Oof
What, dear people of the Internet, do you think might be the least restful way to spend the summer? 4.5-year-old, newborn, no daycare, lots of guests, a house move, a piddling amount of money, and ALL the rain? Check, check and check.
By the end of it the newborn was suddenly very much a Proper Baby in the throes of the 4-month sleep regression (if anyone tells you this is not a thing, they lie). The 4.5yo had grown out of 90% of his clothes, thought up a whole new arsenal of smart-ass responses, and discovered the joy of Grandmas With Deep Pockets in the Lego Shop. Then as soon as he was back in school, we didn't rest, no we did not. We packed like the wind between the hours of 9 and 2, then spent the afternoons making the most of the late summer sun who'd finally decided to make an appearance.
The end of the summer, and I'm tired to the bone. I try not to wince at the memory of the many days I was shouty, cross mummy rather than the kind person I want to be. Try, because I think it's okay to cut myself some slack.
Because, no sleep.
Because, despite my grumpiness and the excess of screen time, sugary cereal, and constanstly being told to BE QUIET OR YOU'LL WAKE UP THE BABY, we've somehow ended up with the coolest, funniest of Beans who simply sasses through life.
Because all four of us managed to get to Copenhagen for a wedding on one sunny day at the end of August, looking vaguely presentable and with no one losing their sh*t.
Because the comedown after months of flat-searching, penny-pinching, and CV-churning has been more of a crash landing than a slow and measured exhalation (who, pray tell, manages those with two small people anyway, even in the best of circumstances?)

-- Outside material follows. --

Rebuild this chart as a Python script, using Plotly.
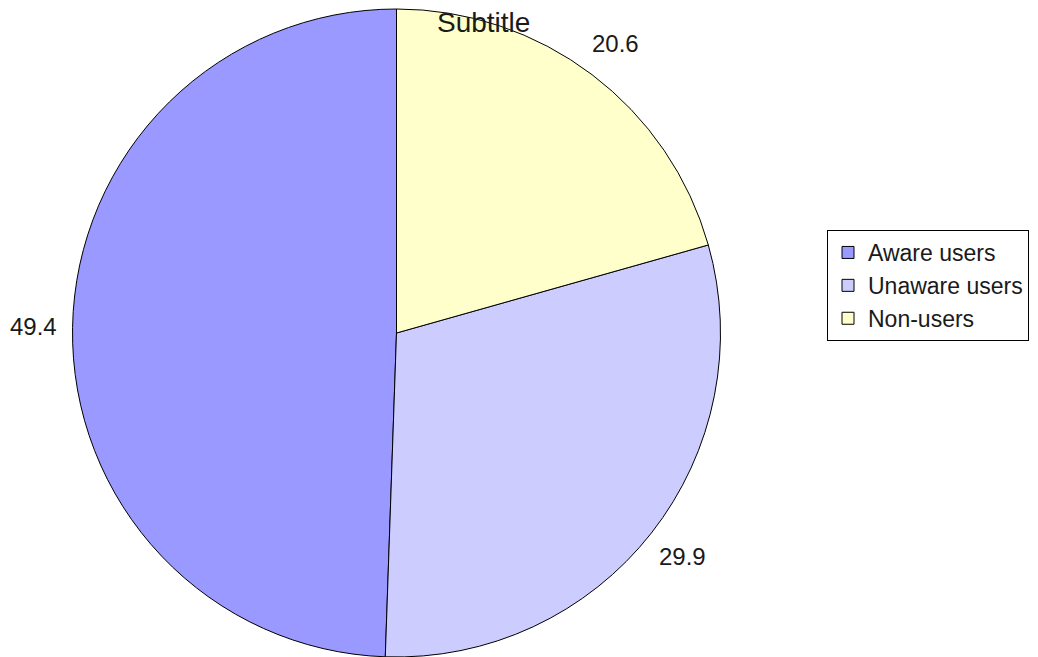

I am waiting for that slow, bumbling sense of contentment, somewhere in the crannies of my chest. I'm waiting to feel roots start to furl out of the soles of my feet. I always do on the cusp of Autumn, but this year there's more to it. We decided to stay in Sweden after so many years of meandering, which has nothing whatsoever to do with a summer spent building Lego or pulling silly faces at the baby perched on my hip, but everything with the hours and hours we worked behind the scenes, all year. All the nights I lay awake worrying, well before the tiniest person in the house decided to add his two-gurgles' worth.
We have a garden now, for the first time in almost 7 years. Woolly sock weather is on its way. And that is about as complex a thought as I am able to hold in my head at the moment. Oof.